Hay que tener en cuenta que en aquella época ya empezaba a ser inusual que en un hogar español no hubiera, al menos, un televisor. Y la gente veía mucha, mucha televisión. De hecho, podría afirmarse que era ya el pasatiempo doméstico favorito de los españoles, lo cual es mucho decir. La aparición de la televisión en color, por supuesto, contribuyó de forma notable al fenómeno. Y sólo se podía sintonizar la televisión pública, por lo que la audiencia estaba garantizada. Tras La saga de los Rius se emiten otras producciones como Cañas y barro (1978), La barraca (1979), Fortunata y Jacinta (1980), Los gozos y las sombras (1982) o El mayorazgo de Labraz (1983), todas con bastante éxito.
El afán por dotar de prestigio a las producciones españolas basadas en nuestro notable legado literario, por cierto, también llegó al cine. Películas tan remarcables como La colmena (1982) o Los santos inocentes (1984), por citar dos de ellas, son ejemplos ilustradores.
No obstante, hubo una serie de producciones que ancajarían en los mismos parámetros, pero cuya intención no era la de recuperar y exaltar obras literarias españolas, sino personajes relevantes de nuestro pasado histórico. Los ejemplos más notables podrían ser Cervantes (1981) , Ramón y Cajal (1982) o Santa Teresa de Jesús (1984).

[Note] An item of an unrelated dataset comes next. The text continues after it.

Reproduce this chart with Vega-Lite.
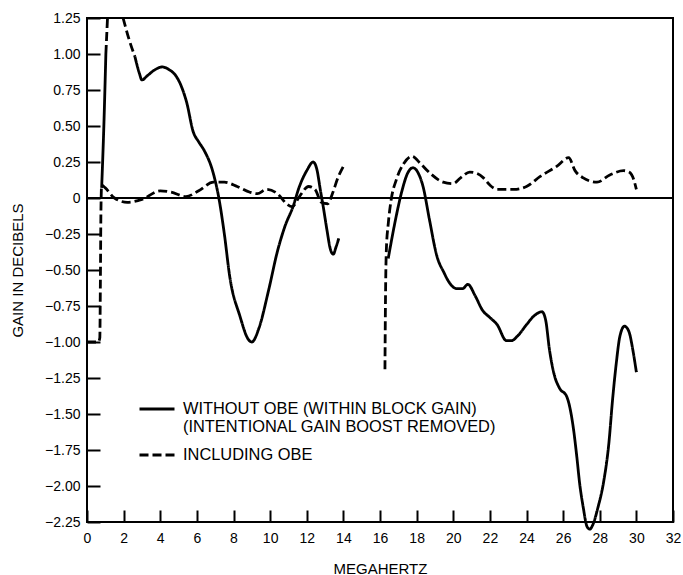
{
  "$schema": "https://vega.github.io/schema/vega-lite/v6.json",
  "width": 586,
  "height": 504,
  "autosize": "none",
  "padding": {"left": 87, "top": 18, "right": 10, "bottom": 53},
  "background": "white",
  "config": {
    "view": {"stroke": "black", "strokeWidth": 2},
    "font": "Liberation Sans"
  },
  "data": {
    "values": [
      {"s": "with", "g": "d1", "x": 0, "y": -1.0},
      {"s": "with", "g": "d1", "x": 0.62, "y": -1.0},
      {"s": "with", "g": "d1", "x": 0.7, "y": -0.97},
      {"s": "with", "g": "d1", "x": 0.73, "y": -0.6},
      {"s": "with", "g": "d1", "x": 0.76, "y": -0.1},
      {"s": "with", "g": "d1", "x": 0.8, "y": 0.09},
      {"s": "with", "g": "d1", "x": 1.0, "y": 0.07},
      {"s": "with", "g": "d1", "x": 1.5, "y": 0.0},
      {"s": "with", "g": "d1", "x": 2.2, "y": -0.03},
      {"s": "with", "g": "d1", "x": 3.0, "y": -0.01},
      {"s": "with", "g": "d1", "x": 4.0, "y": 0.05},
      {"s": "with", "g": "d1", "x": 4.6, "y": 0.04},
      {"s": "with", "g": "d1", "x": 5.4, "y": 0.01},
      {"s": "with", "g": "d1", "x": 6.1, "y": 0.05},
      {"s": "with", "g": "d1", "x": 6.9, "y": 0.11},
      {"s": "with", "g": "d1", "x": 7.5, "y": 0.11},
      {"s": "with", "g": "d1", "x": 8.2, "y": 0.08},
      {"s": "with", "g": "d1", "x": 8.9, "y": 0.04},
      {"s": "with", "g": "d1", "x": 9.3, "y": 0.03},
      {"s": "with", "g": "d1", "x": 9.8, "y": 0.06},
      {"s": "with", "g": "d1", "x": 10.4, "y": 0.03},
      {"s": "with", "g": "d1", "x": 10.9, "y": -0.04},
      {"s": "with", "g": "d1", "x": 11.2, "y": -0.06},
      {"s": "with", "g": "d1", "x": 11.6, "y": 0.01},
      {"s": "with", "g": "d1", "x": 12.1, "y": 0.08},
      {"s": "with", "g": "d1", "x": 12.45, "y": 0.06},
      {"s": "with", "g": "d1", "x": 12.8, "y": -0.03},
      {"s": "with", "g": "d1", "x": 13.15, "y": -0.04},
      {"s": "with", "g": "d1", "x": 13.4, "y": 0.03},
      {"s": "with", "g": "d1", "x": 13.7, "y": 0.14},
      {"s": "with", "g": "d1", "x": 14.0, "y": 0.22},
      {"s": "with", "g": "d2", "x": 1.03, "y": 1.0},
      {"s": "with", "g": "d2", "x": 1.12, "y": 1.25},
      {"s": "with", "g": "d3", "x": 1.97, "y": 1.25},
      {"s": "with", "g": "d3", "x": 2.3, "y": 1.1},
      {"s": "with", "g": "d3", "x": 2.62, "y": 0.98},
      {"s": "with", "g": "d4", "x": 16.27, "y": -1.19},
      {"s": "with", "g": "d4", "x": 16.3, "y": -0.7},
      {"s": "with", "g": "d4", "x": 16.35, "y": -0.35},
      {"s": "with", "g": "d4", "x": 16.45, "y": -0.18},
      {"s": "with", "g": "d4", "x": 16.6, "y": -0.02},
      {"s": "with", "g": "d4", "x": 16.9, "y": 0.13},
      {"s": "with", "g": "d4", "x": 17.3, "y": 0.24},
      {"s": "with", "g": "d4", "x": 17.75, "y": 0.29},
      {"s": "with", "g": "d4", "x": 18.2, "y": 0.24},
      {"s": "with", "g": "d4", "x": 18.75, "y": 0.17},
      {"s": "with", "g": "d4", "x": 19.45, "y": 0.11},
      {"s": "with", "g": "d4", "x": 20.0, "y": 0.1},
      {"s": "with", "g": "d4", "x": 20.4, "y": 0.14},
      {"s": "with", "g": "d4", "x": 20.9, "y": 0.18},
      {"s": "with", "g": "d4", "x": 21.3, "y": 0.17},
      {"s": "with", "g": "d4", "x": 21.65, "y": 0.14},
      {"s": "with", "g": "d4", "x": 22.0, "y": 0.09},
      {"s": "with", "g": "d4", "x": 22.4, "y": 0.06},
      {"s": "with", "g": "d4", "x": 23.3, "y": 0.06},
      {"s": "with", "g": "d4", "x": 24.0, "y": 0.08},
      {"s": "with", "g": "d4", "x": 24.75, "y": 0.15},
      {"s": "with", "g": "d4", "x": 25.65, "y": 0.22},
      {"s": "with", "g": "d4", "x": 26.3, "y": 0.28},
      {"s": "with", "g": "d4", "x": 26.65, "y": 0.19},
      {"s": "with", "g": "d4", "x": 27.1, "y": 0.14},
      {"s": "with", "g": "d4", "x": 27.85, "y": 0.11},
      {"s": "with", "g": "d4", "x": 28.55, "y": 0.16},
      {"s": "with", "g": "d4", "x": 29.3, "y": 0.19},
      {"s": "with", "g": "d4", "x": 29.6, "y": 0.18},
      {"s": "with", "g": "d4", "x": 29.85, "y": 0.13},
      {"s": "with", "g": "d4", "x": 30.0, "y": 0.06},
      {"s": "without", "g": "s1", "x": 0.8, "y": 0.07},
      {"s": "without", "g": "s1", "x": 0.92, "y": 0.5},
      {"s": "without", "g": "s1", "x": 1.03, "y": 1.0},
      {"s": "without", "g": "s2", "x": 2.62, "y": 0.98},
      {"s": "without", "g": "s2", "x": 2.85, "y": 0.87},
      {"s": "without", "g": "s2", "x": 3.0, "y": 0.82},
      {"s": "without", "g": "s2", "x": 3.3, "y": 0.85},
      {"s": "without", "g": "s2", "x": 3.7, "y": 0.89},
      {"s": "without", "g": "s2", "x": 4.1, "y": 0.91},
      {"s": "without", "g": "s2", "x": 4.5, "y": 0.89},
      {"s": "without", "g": "s2", "x": 4.9, "y": 0.84},
      {"s": "without", "g": "s2", "x": 5.2, "y": 0.76},
      {"s": "without", "g": "s2", "x": 5.45, "y": 0.66},
      {"s": "without", "g": "s2", "x": 5.8, "y": 0.46},
      {"s": "without", "g": "s2", "x": 6.1, "y": 0.39},
      {"s": "without", "g": "s2", "x": 6.4, "y": 0.33},
      {"s": "without", "g": "s2", "x": 6.9, "y": 0.17},
      {"s": "without", "g": "s2", "x": 7.2, "y": 0.0},
      {"s": "without", "g": "s2", "x": 7.5, "y": -0.25},
      {"s": "without", "g": "s2", "x": 7.8, "y": -0.55},
      {"s": "without", "g": "s2", "x": 8.35, "y": -0.82},
      {"s": "without", "g": "s2", "x": 8.8, "y": -0.98},
      {"s": "without", "g": "s2", "x": 9.0, "y": -1.0},
      {"s": "without", "g": "s2", "x": 9.4, "y": -0.9},
      {"s": "without", "g": "s2", "x": 9.9, "y": -0.65},
      {"s": "without", "g": "s2", "x": 10.4, "y": -0.37},
      {"s": "without", "g": "s2", "x": 10.8, "y": -0.2},
      {"s": "without", "g": "s2", "x": 11.25, "y": -0.06},
      {"s": "without", "g": "s2", "x": 11.6, "y": 0.08},
      {"s": "without", "g": "s2", "x": 12.0, "y": 0.19},
      {"s": "without", "g": "s2", "x": 12.35, "y": 0.25},
      {"s": "without", "g": "s2", "x": 12.55, "y": 0.2},
      {"s": "without", "g": "s2", "x": 12.75, "y": 0.05},
      {"s": "without", "g": "s2", "x": 12.9, "y": -0.06},
      {"s": "without", "g": "s2", "x": 13.1, "y": -0.22},
      {"s": "without", "g": "s2", "x": 13.3, "y": -0.36},
      {"s": "without", "g": "s2", "x": 13.45, "y": -0.39},
      {"s": "without", "g": "s2", "x": 13.6, "y": -0.34},
      {"s": "without", "g": "s2", "x": 13.75, "y": -0.28},
      {"s": "without", "g": "s3", "x": 16.45, "y": -0.42},
      {"s": "without", "g": "s3", "x": 16.8, "y": -0.18},
      {"s": "without", "g": "s3", "x": 17.2, "y": 0.05},
      {"s": "without", "g": "s3", "x": 17.5, "y": 0.17},
      {"s": "without", "g": "s3", "x": 17.8, "y": 0.21},
      {"s": "without", "g": "s3", "x": 18.1, "y": 0.17},
      {"s": "without", "g": "s3", "x": 18.35, "y": 0.08},
      {"s": "without", "g": "s3", "x": 18.7, "y": -0.15},
      {"s": "without", "g": "s3", "x": 19.1, "y": -0.4},
      {"s": "without", "g": "s3", "x": 19.5, "y": -0.52},
      {"s": "without", "g": "s3", "x": 19.8, "y": -0.59},
      {"s": "without", "g": "s3", "x": 20.2, "y": -0.63},
      {"s": "without", "g": "s3", "x": 20.5, "y": -0.63},
      {"s": "without", "g": "s3", "x": 20.8, "y": -0.6},
      {"s": "without", "g": "s3", "x": 21.2, "y": -0.68},
      {"s": "without", "g": "s3", "x": 21.6, "y": -0.78},
      {"s": "without", "g": "s3", "x": 22.0, "y": -0.83},
      {"s": "without", "g": "s3", "x": 22.4, "y": -0.88},
      {"s": "without", "g": "s3", "x": 22.9, "y": -0.99},
      {"s": "without", "g": "s3", "x": 23.2, "y": -0.99},
      {"s": "without", "g": "s3", "x": 23.5, "y": -0.96},
      {"s": "without", "g": "s3", "x": 24.0, "y": -0.88},
      {"s": "without", "g": "s3", "x": 24.4, "y": -0.82},
      {"s": "without", "g": "s3", "x": 24.85, "y": -0.79},
      {"s": "without", "g": "s3", "x": 25.05, "y": -0.85},
      {"s": "without", "g": "s3", "x": 25.25, "y": -1.05},
      {"s": "without", "g": "s3", "x": 25.5, "y": -1.22},
      {"s": "without", "g": "s3", "x": 25.8, "y": -1.32},
      {"s": "without", "g": "s3", "x": 26.2, "y": -1.38},
      {"s": "without", "g": "s3", "x": 26.55, "y": -1.59},
      {"s": "without", "g": "s3", "x": 26.75, "y": -1.8},
      {"s": "without", "g": "s3", "x": 26.9, "y": -1.98},
      {"s": "without", "g": "s3", "x": 27.1, "y": -2.15},
      {"s": "without", "g": "s3", "x": 27.3, "y": -2.28},
      {"s": "without", "g": "s3", "x": 27.45, "y": -2.3},
      {"s": "without", "g": "s3", "x": 27.65, "y": -2.26},
      {"s": "without", "g": "s3", "x": 27.9, "y": -2.15},
      {"s": "without", "g": "s3", "x": 28.2, "y": -1.98},
      {"s": "without", "g": "s3", "x": 28.5, "y": -1.7},
      {"s": "without", "g": "s3", "x": 28.7, "y": -1.4},
      {"s": "without", "g": "s3", "x": 28.9, "y": -1.15},
      {"s": "without", "g": "s3", "x": 29.1, "y": -0.96},
      {"s": "without", "g": "s3", "x": 29.35, "y": -0.89},
      {"s": "without", "g": "s3", "x": 29.6, "y": -0.93},
      {"s": "without", "g": "s3", "x": 29.8, "y": -1.05},
      {"s": "without", "g": "s3", "x": 30.0, "y": -1.21}
    ]
  },
  "encoding": {
    "x": {
      "field": "x", "type": "quantitative",
      "scale": {"domain": [0, 32], "nice": false, "zero": false},
      "axis": {"title": "MEGAHERTZ", "values": [0,2,4,6,8,10,12,14,16,18,20,22,24,26,28,30,32], "grid": false, "domain": false, "labelFlush": false, "labelOverlap": false, "ticks": true, "tickSize": -12, "tickWidth": 2, "tickColor": "black", "tickOpacity": 1, "zindex": 2, "labelColor": "black", "labelFont": "Liberation Sans", "labelFontSize": 14, "labelPadding": 21, "titleColor": "black", "titleFont": "Liberation Sans", "titleFontWeight": "normal", "titleFontSize": 15, "titleY": 46, "titleBaseline": "middle"}
    },
    "y": {
      "field": "y", "type": "quantitative",
      "scale": {"domain": [-2.25, 1.25], "nice": false, "zero": false},
      "axis": {"title": "GAIN IN DECIBELS", "values": [-2.25,-2,-1.75,-1.5,-1.25,-1,-0.75,-0.5,-0.25,0,0.25,0.5,0.75,1,1.25], "grid": false, "domain": false, "labelOverlap": false, "labelFlush": false, "labelExpr": "datum.value == 0 ? '0' : format(datum.value, '.2f')", "ticks": true, "tickSize": -13, "tickWidth": 2, "tickColor": "black", "tickOpacity": 1, "zindex": 2, "labelColor": "black", "labelFont": "Liberation Sans", "labelFontSize": 14, "labelPadding": 20, "titleColor": "black", "titleFont": "Liberation Sans", "titleFontWeight": "normal", "titleFontSize": 15, "titleX": -70, "titleY": 252, "titleBaseline": "middle"}
    }
  },
  "layer": [
    {
      "mark": {"type": "line", "color": "black", "strokeWidth": 2.8, "interpolate": "monotone", "clip": false},
      "encoding": {
        "detail": {"field": "g"},
        "order": {"field": "x", "type": "quantitative"},
        "strokeDash": {
          "field": "s", "type": "nominal",
          "scale": {"domain": ["without", "with"], "range": [[1, 0], [9, 4]]},
          "legend": {
            "title": null, "orient": "none", "legendX": 51, "legendY": 372,
            "symbolType": "stroke", "symbolSize": 1225, "symbolStrokeWidth": 2.8, "symbolStrokeColor": "black",
            "labelFontSize": 16.4, "labelFont": "Liberation Sans", "labelColor": "black", "labelLimit": 400,
            "labelOffset": 7, "rowPadding": -13, "padding": 0,
            "labelExpr": "datum.value == 'without' ? ['WITHOUT OBE (WITHIN BLOCK GAIN)', '(INTENTIONAL GAIN BOOST REMOVED)'] : 'INCLUDING OBE'"
          }
        }
      }
    },
    {
      "mark": {"type": "rule", "color": "black", "strokeWidth": 1.8},
      "encoding": {"x": {"value": 0}, "x2": {"value": 586}, "y": {"datum": 0, "type": "quantitative"}}
    }
  ]
}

El primer capítulo de Cervantes se emitió en abril de 1981. La serie consta de nueve capítulos cuyos guiones fueron supervisados por Camilo José Cela. La dirigió Alfonso Ungría, un director que en aquella época era toda una promesa, y contó con un presupuesto de 140 millones de pesetas, un auténtico dineral en aquellos tiempos. Se rodó a lo largo de tres años en multitud de localizaciones históricas y participaron miles de extras. El reparto estaba compuesto por actores de mucho renombre en aquella época (otra de las características del género, por cierto).
Un Don Miguel de Cervantes anciano, enfermo, olvidado por el público y muy amargado, rememoraba su vida a petición de un joven admirador. Y desde esa perspectiva desapasionada describía, también, la España de su siglo.
La serie estaba protagonizada por Julián Mateos, un actor poco conocido por el público pero de físico poderoso y con mucha experiencia teatral, que había participado además en algún que otro Spaguetti Western. Mateos, por cierto, se retiró de la interpretación y en 1983 creó una productora cinematográfica junto a su esposa, la también actriz Maribel Martín (muy conocida por su papel protagonista en Fortunata y Jacinta). La productora, Gamesh Films, intervino en títulos tan notables como Los santos inocentes (1984, dirigida por Mario Camús) o El viaje a ninguna parte (1986) de Fernando Fernán Gómez.
Los títulos de crédito, por cierto, eran preciosos.